I don’t claim to have a conclusive explanation. One argument might be that painful childbirth is a modern phenomenon, a product of our soft Western civilization. There is a widespread modern belief that in ‘primitive’ peasant or hunter-gatherer societies women feel little pain from childbirth; they just squat behind a bush, pop out the baby, and get on with their work. This belief has encouraged the ‘natural childbirth’ movement, which teaches that a fit, healthy and unstressed woman should be able to give birth without pain. Women who demand drugs or anaesthetics are made to feel guilty and inadequate. Unfortunately it is all bollocks. ‘Primitive’ women do feel pain, it is just that in some cultures they are expected to keep quiet about it (see Wall, op. cit., p. 84).
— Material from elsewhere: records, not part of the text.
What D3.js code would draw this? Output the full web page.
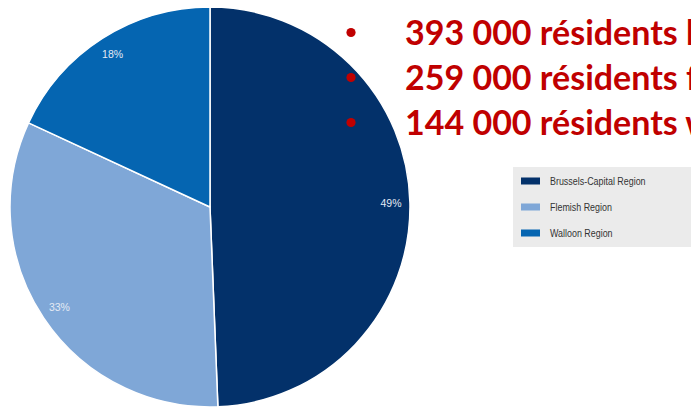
<!DOCTYPE html>
<html><head><meta charset="utf-8">
<script src="https://cdn.jsdelivr.net/npm/d3@7"></script>
<style>
html,body{margin:0;padding:0;background:#fff;overflow:hidden}
svg{display:block}
</style></head>
<body>
<svg id="c" width="691" height="408"></svg>
<script>
const categories = ["Brussels-Capital Region", "Flemish Region", "Walloon Region"];
const residents = [393000, 259000, 144000];
const percentLabels = ["49%", "33%", "18%"];
const colors = ["#03316a", "#7fa7d7", "#0565b1"];
const bulletLines = ["393 000 résidents bruxellois", "259 000 résidents flamands", "144 000 résidents wallons"];
const headerLine = "Sur 796 000 travailleurs à Bruxelles :";

const svg = d3.select("#c");
const cx = 210, cy = 207, R = 200;

const pie = d3.pie().sort(null).value(d => d)(residents);
const arc = d3.arc().innerRadius(0).outerRadius(R);
const labelArc = d3.arc().innerRadius(181).outerRadius(181);

const g = svg.append("g").attr("transform", `translate(${cx},${cy})`);
g.selectAll("path").data(pie).join("path")
  .attr("d", arc)
  .attr("fill", (d, i) => colors[i])
  .attr("stroke", "#ffffff")
  .attr("stroke-width", 1.5)
  .attr("stroke-linejoin", "round");

g.selectAll("text.lbl").data(pie).join("text")
  .attr("class", "lbl")
  .attr("transform", d => `translate(${labelArc.centroid(d)})`)
  .attr("text-anchor", "middle")
  .attr("dominant-baseline", "central")
  .attr("font-family", "'Liberation Sans', Arial, sans-serif")
  .attr("font-size", 10.5)
  .attr("fill", "#e4eaf4")
  .text((d, i) => percentLabels[i]);

// Red bullet text
const red = "#c00000";
svg.append("text")
  .attr("x", 365).attr("y", 0.4)
  .attr("font-family", "Lato, 'Open Sans', sans-serif")
  .attr("font-weight", "bold")
  .attr("font-size", 34)
  .attr("fill", red)
  .attr("fill-opacity", 0.85)
  .text(headerLine);

const lineY = d3.scaleLinear().domain([0, 1]).range([45, 90]);
const bl = svg.append("g");
bl.selectAll("circle").data(bulletLines).join("circle")
  .attr("cx", 351)
  .attr("cy", (d, i) => lineY(i) - 12.5)
  .attr("r", 4.6)
  .attr("fill", red);
bl.selectAll("text").data(bulletLines).join("text")
  .attr("x", 405)
  .attr("y", (d, i) => lineY(i))
  .attr("font-family", "Lato, 'Open Sans', sans-serif")
  .attr("font-weight", "bold")
  .attr("font-size", 34)
  .attr("fill", red)
  .text(d => d);

// Legend
const leg = svg.append("g");
leg.append("rect")
  .attr("x", 513).attr("y", 167).attr("width", 178).attr("height", 80)
  .attr("fill", "#ebebeb");
const legY = d3.scalePoint().domain(categories).range([181, 233]);
leg.selectAll("rect.sw").data(categories).join("rect")
  .attr("class", "sw")
  .attr("x", 521).attr("y", d => legY(d) - 3.5)
  .attr("width", 19).attr("height", 7)
  .attr("fill", (d, i) => colors[i]);
leg.selectAll("text").data(categories).join("text")
  .attr("x", 550).attr("y", d => legY(d))
  .attr("dominant-baseline", "central")
  .attr("font-family", "'Liberation Sans', Arial, sans-serif")
  .attr("font-size", 11)
  .attr("fill", "#333333")
  .text(d => d)
  .each(function() {
    const w = this.getComputedTextLength();
    d3.select(this).attr("textLength", w * 0.81).attr("lengthAdjust", "spacingAndGlyphs");
  });
</script>
</body></html>
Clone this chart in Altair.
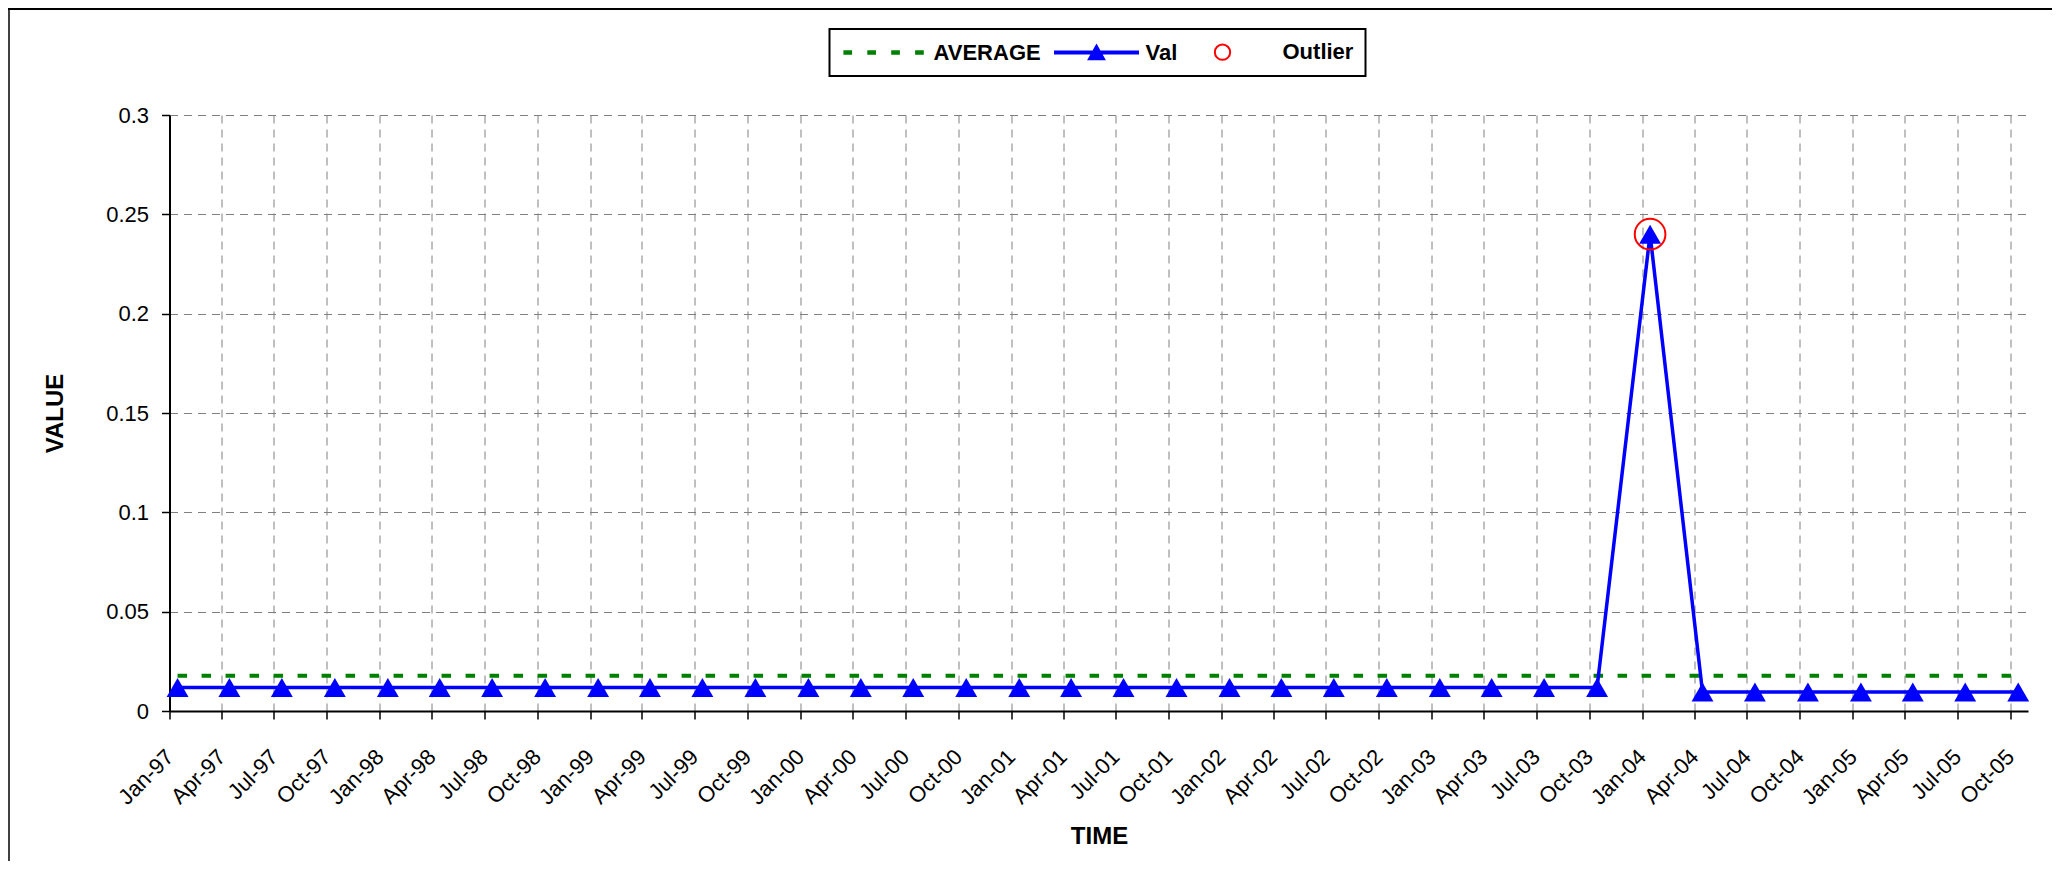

Not for the first time, a large area of modern medical practice is based on a delusion. Demand the drugs, girls.

Another possibility is that the mother’s pain is beneficial to the baby, by encouraging her to push harder and get the damned thing out more quickly.
But there is no evidence for this: childbirth proceeds just as well under complete anaesthesia, as the Victorians discovered, led by Victoria herself.

I can only suggest that for much of human evolutionary history the pain of childbirth did not act as a deterrent to having children because women had no choice in the matter. They didn’t have any choice about having sex, and if they had sex, they had children. Moreover, the connection between having sex and having children may not have been understood until a few thousand years ago, perhaps when man started keeping and breeding livestock. According to Malinowski, even in modern times the Trobriand Islanders did not see the connection, except in the limited sense of recognizing that a virgin could not give birth. Hence it was necessary for girls to be deflowered at a very early age, to ensure they could have children. (I’m not sure I believe Malinowski’s account! See also the discussion in Westermarck’s History of Human Marriage.)

4. Beneficial circumstances associated with neutral sensations (or absence of sensation)

I can’t think of many examples, but it is interesting that air and water are necessary for life, but tasteless and odourless. In the case of air, this is probably because we are normally surrounded by air, and do not need to seek it out. But why doesn’t water taste pleasant? Well, drinking water when you are thirsty is very pleasant, even if the water is tasteless. And since saliva contains water I guess it might be inconvenient if water had a taste, which would lead to overproduction of saliva.

5. Neutral circumstances associated with pleasant sensations

I can’t think of many examples, but it is puzzling that flowers smell so good to us. Indeed, the scent of flowers is probably the nicest smell of all. This would be understandable if humans fed on nectar or pollen, like bees, but we do not, except in the form of honey. I can only suggest that some of our primate ancestors did, and we have inherited their pleasure in the scent of flowers. (Some primate species do eat flowers or suck nectar.) But it must be many thousands of years since flowers were a major food item for humans, so this is a thin explanation.

6. Neutral circumstances associated with unpleasant sensations

I really can’t think of any obvious examples. This is a strong point against any suggestion that the distribution of pleasures and pains is random with respect to biological utility.